JAグループ、子ども食堂に初の野菜提供 本庄、深谷、熊谷で事業化が実現 全県的なネットワーク拡大へ
県農業協同組合中央会(若林龍司代表理事会長)、全農県本部は、農産物直売所で販売している野菜を子ども食堂に活用してもらう事業を20日から本格的にスタートさせた。JAグループが子ども食堂に野菜を提供するのは初の取り組みで、食品ロスの削減と地域の福祉支援を目指している。
20日は、埼玉ひびきの(本庄市)、くまがや(熊谷市)、花園(深谷市)の3農業協同組合(JA)が本庄市、深谷市、熊谷市の子ども食堂に野菜を供給する枠組みが決まり、セレモニーが行われた。
JAの農産物直売所では生産者から出荷された野菜などが販売されているが、日によっては完売できないこともあり、食品ロスの圧縮と貴重な農産品を有効活用できないか全農県本部で、子ども食堂への供給が可能かを検討。子ども食堂への供給は、安定した産品の確保と搬入ルートの構築が欠かせないため、地域JAに対して全農県本部が協力を求めていた。
この要請に対して今回、ひびきの、くまがや、花園の3JAが賛同し、準備を進め、事業化が実現した。今後は県北以外のJAにも協力を呼び掛け、全県的なJAと子ども食堂のネットワークを広げていきたい考えだ。

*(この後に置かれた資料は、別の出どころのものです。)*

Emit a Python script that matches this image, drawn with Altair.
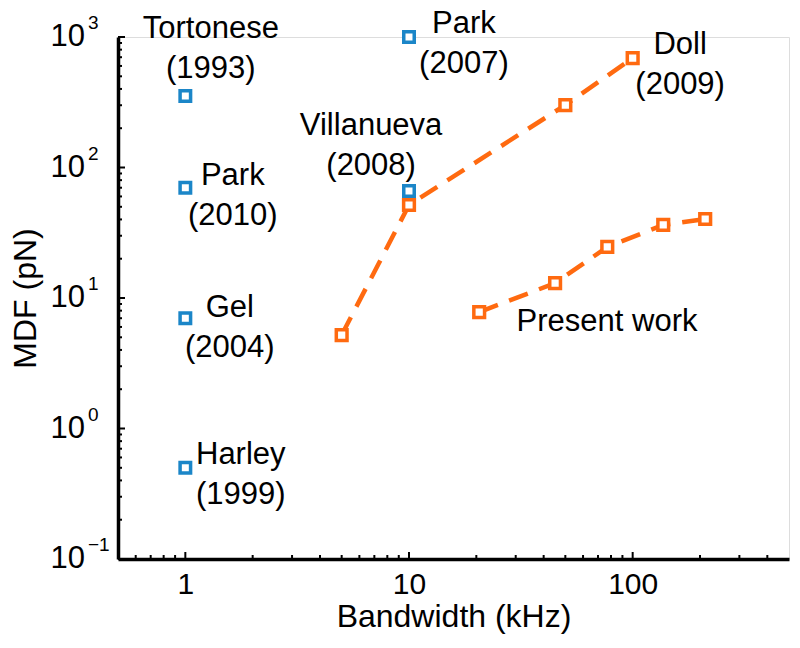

子ども食堂は、食事だけでなく多世代が交流する地域のコミュニティーの場にもなっている。県内には2月末現在、173カか所あり、現在も増え続けている。今回の取り組みは、子ども食堂開催日に合わせ、ボランティアらが直売所まで野菜を取りに行くことで、搬入の負担を軽減した。
20日には、深谷市の花園農産物直売所で贈呈式が開かれた。
県子ども食堂ネットワーク加盟者代表で「ふかやこども食堂まめっこ」代表の田中一永さんは「地域で子供を支えてくれる仕組みができたことに感謝している。子どもたちも大勢で食事を取ると家では食べない野菜も食べられる」と説明。
JAくまがやの吉田公一代表理事組合長も「意義深い取り組み。直売所での食品ロスをなくし、安全安心な埼玉の野菜を地域の子どもたちに届けたい」と話した。